Happy Friday, Green Bay Packers fans! Today started off with a bang, with the big news out of Green Bay this morning being that the Packers have agreed to a new contract with running back James Starks. That move keeps the running back stable intact and lessens the need for the team to draft a running back who can contribute immediately. However, this leaves the team with three on the roster, and it would be a surprise if Ted Thompson would not add at least one more through the draft or in the undrafted free agent signing period.
Meanwhile, the NFL is examining a series of rules changes proposals which will be discussed and voted on next week at the Owners' Meetings. One thing that apparently is not changing is the catch rule, which was discussed at length by a catch committee - Jordy Nelson was the only current player on that committee, but we may never learn what position he took on the rule.

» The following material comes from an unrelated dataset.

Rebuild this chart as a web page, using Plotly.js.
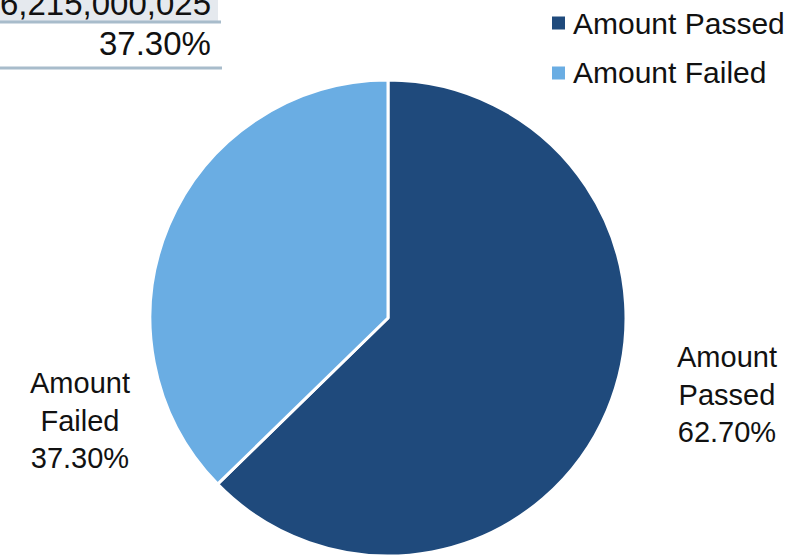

2016 playing rules proposals - NFL.com
At the NFL meetings next week, the league's Competition Committee will discuss 19 proposed rules changes. As usual, a few of these are reasonable, and a few are completely absurd.
The NFL is fine with its confusing catch rule - SBNation.com
One thing is missing from those proposals: anything involving the rule that defines what constitutes a catch. There are also all sorts of proposals dealing with what plays are reviewable, but don't expect that to change.
Green Bay Packers have to think about their 2017 free agents - ESPN
The Packers currently are projected to have around $45 million in cap space for 2017, assuming a $166 million salary cap, and with offensive linemen galore hitting free agency, they may need a lot of that room to keep the unit together.
Round-by-round ranking of 2016's best NFL RB prospects | Pro Football Focus
James Starks just agreed to a new contract, but it still would not be a shock to see the Packers draft a runner on day three of the draft. This writer in particular would be a fan of the Packers selecting C.J. Prosise or Kenyan Drake.
Lambeau's Notre Dame Box offense not a simple scheme | Packers.com
Nor is it simple to explain the formation, as Cliff Christl goes into extensive detail on how the offense operated and the various positional designations.